Painting, Sanding and Snowing



I have spent most of the last five days painting - not sat by the canal with an easel and a box of watercolours, pretending I am Monet - but a laborious shoulder burning and wrist aching undercoat and two topcoats of walls and ceilings. I can't even pretend I'm Michaelangelo because it's all one colour.

Mind you, the end result is as sexy as the Sistine Chapel with sunlight cascading through the stained glass and the best choir in the world on top form belting out Johann Sebastian Bach's St Matthews Passion. It's damn good. It's so damn good it's fantastic. My wife, to whom I sent a picture of said paintwork over the wonder of the modern interweb thing, was equally beside herself with joy, which means I feel a little less stressed about her imminent arrival this weekend to check on the progress of all things building related.

Now I never doubt my wife's interior design capability, her knowledge of colours and typefaces and everything designer in any sort of designer field you could care to mention is second to none, but I was well impressed by the matching of the paint colour to the tile colour and the resultant overall cool look of our walk-through his and hers shower room. The tiles, as previously mentioned, were bought here in France, and the paint was bought in London and brought down to Carcassonne in the back of a van last September. The remarkable thing is that the paint colour was chosen with only the memory of the tiles for reference and the match is perfect. Oh, she's so very good at this interior design stuff and we now have a sexy bathroom to prove it - well once we've finished fitting the sink tops and the sinks and the grouting and mounting the towel rails and, oh God, still lots to do.

I don't really mind painting but I can't really do the edges. I have always had shaky hands - yes, even before I reached the age of alcoholic consent - so trying to paint a straight line between say, wall and ceiling, has always been a problem. I start off okay but by the end of the day, when I'm getting tired and my arm feels like lead, it looks like I was painting in an earthquake.

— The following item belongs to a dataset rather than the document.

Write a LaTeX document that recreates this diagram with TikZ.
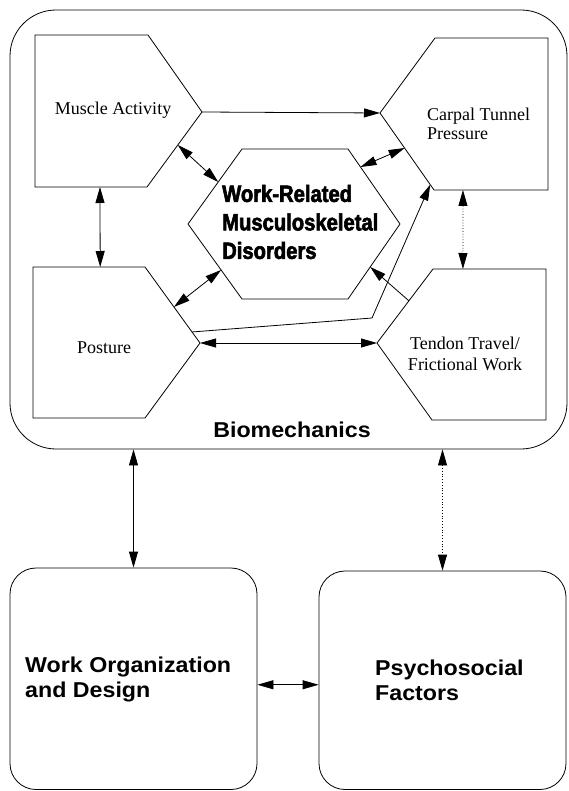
\documentclass[tikz,border=0pt]{standalone}
\usepackage{fontspec}
\setmainfont{Liberation Serif}
\newfontfamily\headfont[UprightFont=* Bold,FakeStretch=1.08]{Liberation Sans}
\newfontfamily\wmsdfont[UprightFont=* Bold,FakeStretch=0.86,FakeBold=2.5]{Liberation Sans}
\usetikzlibrary{arrows.meta,calc}

\begin{document}
\begin{tikzpicture}[x=1pt,y=1pt,yscale=-1,
  every node/.style={inner sep=0pt},
  shp/.style={draw,line width=0.8pt,line join=miter},
  bigbox/.style={draw,line width=0.8pt,rounded corners=#1},
  lbl/.style={font=\fontsize{18}{19}\selectfont,align=left},
  head/.style={font=\headfont\fontsize{21.5}{25}\selectfont,align=left},
  link/.style={line width=0.8pt,{Triangle[length=16pt,width=9pt]}-{Triangle[length=16pt,width=9pt]}},
  onelink/.style={line width=0.8pt,-{Triangle[length=16pt,width=9pt]}}]
\useasboundingbox (0,0) rectangle (568,791);

%Rounded Rect [id:bio]
\node[bigbox=46,minimum width=557,minimum height=439] (bio) at (288.5,229.5) {};
%Rounded Rect [id:wod]
\node[bigbox=26,minimum width=247,minimum height=221.5] (wod) at (133.5,678.75) {};
%Rounded Rect [id:psy]
\node[bigbox=26,minimum width=247,minimum height=218.5] (psy) at (442.5,680.25) {};

%Shape: Pentagon [id:ma]
\draw[shp] (35,35) coordinate (ma-nw) -- (148,35) coordinate (ma-ne) -- (202,112) coordinate (ma-tip)
  -- (147,187) coordinate (ma-se) -- (35,187) coordinate (ma-sw) -- cycle;
%Shape: Pentagon [id:cp]
\draw[shp] (380,113) coordinate (cp-tip) -- (435,38) coordinate (cp-nw) -- (548,38) coordinate (cp-ne)
  -- (548,190) coordinate (cp-se) -- (434,190) coordinate (cp-sw) -- cycle;
%Shape: Pentagon [id:po]
\draw[shp] (33,267) coordinate (po-nw) -- (145,267) coordinate (po-ne) -- (200,343) coordinate (po-tip)
  -- (145,418) coordinate (po-se) -- (33,418) coordinate (po-sw) -- cycle;
%Shape: Pentagon [id:td]
\draw[shp] (377,343) coordinate (td-tip) -- (433,269) coordinate (td-nw) -- (546,269) coordinate (td-ne)
  -- (546,420) coordinate (td-se) -- (432,420) coordinate (td-sw) -- cycle;
%Shape: Hexagon [id:wmsd]
\draw[shp] (242,149) coordinate (wm-nw) -- (348,149) coordinate (wm-ne) -- (400,224) coordinate (wm-e)
  -- (348,299) coordinate (wm-se) -- (242,299) coordinate (wm-sw) -- (188,224) coordinate (wm-w) -- cycle;

% Text Node
\node[lbl] (ma) at (113,110) {Muscle Activity};
% Text Node
\node[lbl,anchor=west] (cp) at (427,124) {Carpal Tunnel\\Pressure};
% Text Node
\node[lbl] (po) at (104,348) {Posture};
% Text Node
\node[lbl,align=center,font=\fontsize{18}{21.5}\selectfont] (td) at (465,354) {Tendon Travel/\\Frictional Work};
% Text Node
\node[font=\wmsdfont\fontsize{23.5}{28.5}\selectfont,align=left,anchor=west] (wm) at (222,222)
  {Work-Related\\Musculoskeletal\\Disorders};
% Text Node
\node[head] (biolbl) at (292,430) {Biomechanics};
% Text Node
\node[head,anchor=west] (wodlbl) at (25,679) {Work Organization\\and Design};
% Text Node
\node[head,anchor=west] (psylbl) at (375,680) {Psychosocial\\Factors};

%Straight Lines
\draw[onelink] (ma-tip) -- (cp-tip);
\draw[link] ($(ma-tip)!0.44!(ma-se)$) -- ($(wm-nw)!0.44!(wm-w)$);
\draw[link] ($(wm-ne)!0.24!(wm-e)$) -- ($(cp-tip)!0.455!(cp-sw)$);
\draw[link] ($(po-ne)!0.526!(po-tip)$) -- ($(wm-w)!0.613!(wm-sw)$);
\draw[link] ($(ma-sw)!0.58!(ma-se)$) -- ($(po-nw)!0.6!(po-ne)$);
\draw[link,dotted] ($(cp-sw)!0.254!(cp-se)$) -- ($(td-nw)!0.265!(td-ne)$);
\draw[link] (po-tip) -- (td-tip);
\draw[onelink] ($(po-ne)!0.855!(po-tip)$) -- (372,318) -- ($(cp-tip)!0.93!(cp-sw)$);
\draw[onelink] ($(td-nw)!0.43!(td-tip)$) -- ($(wm-e)!0.573!(wm-se)$);
\draw[link] (bio.south -| wod.north) -- (wod.north);
\draw[link,dotted] (bio.south -| psy.north) -- (psy.north);
\draw[link] ([yshift=6pt]wod.east) -- ([yshift=6pt]wod.east -| psy.west);
\end{tikzpicture}
\end{document}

I do mind sanding. According to the Genius, when you get to sanding, you know it's nearly done. Yeh, but I'm doing the sanding and it's a crap job. The so-called 'workmen' who converted this building decided to spray all the walls in the apartment and studio with some sort of splatter shite that covered a multitude of sins, mostly not very well or discreetly. If I knew the French for cowboy I would now use it. After much deliberation, 'we' have decided that 'I' should sand the top off said splatter shite so that 'he' can then plaster over it to give us a much better looking and lovely smooth wall. I know that plastering is by far the more skillful task and I respect that totally, but the picture says everything about the experience of sanding - and I had a protective face mask on! Only about 30 sqm to go.

All that white powder leads me onto the change in the weather. It might have been Spring on Saturday but it is most definitely back to Winter today. I awoke to temperatures at least 15 degrees colder and intermittent heavy showers which have slowly turned to sleet and then snow as nightfall arrived. I am sure that there has been much snow on the Montagne Noire to the north and the Pyrenees to the south. Not only was the salad supper that I had in mind completely inappropriate, I have had to put a jumper on, close all the windows (which traps the paint fumes nicely inside) and put the really expensive electric heating on again. At least it might kill the mosquitos.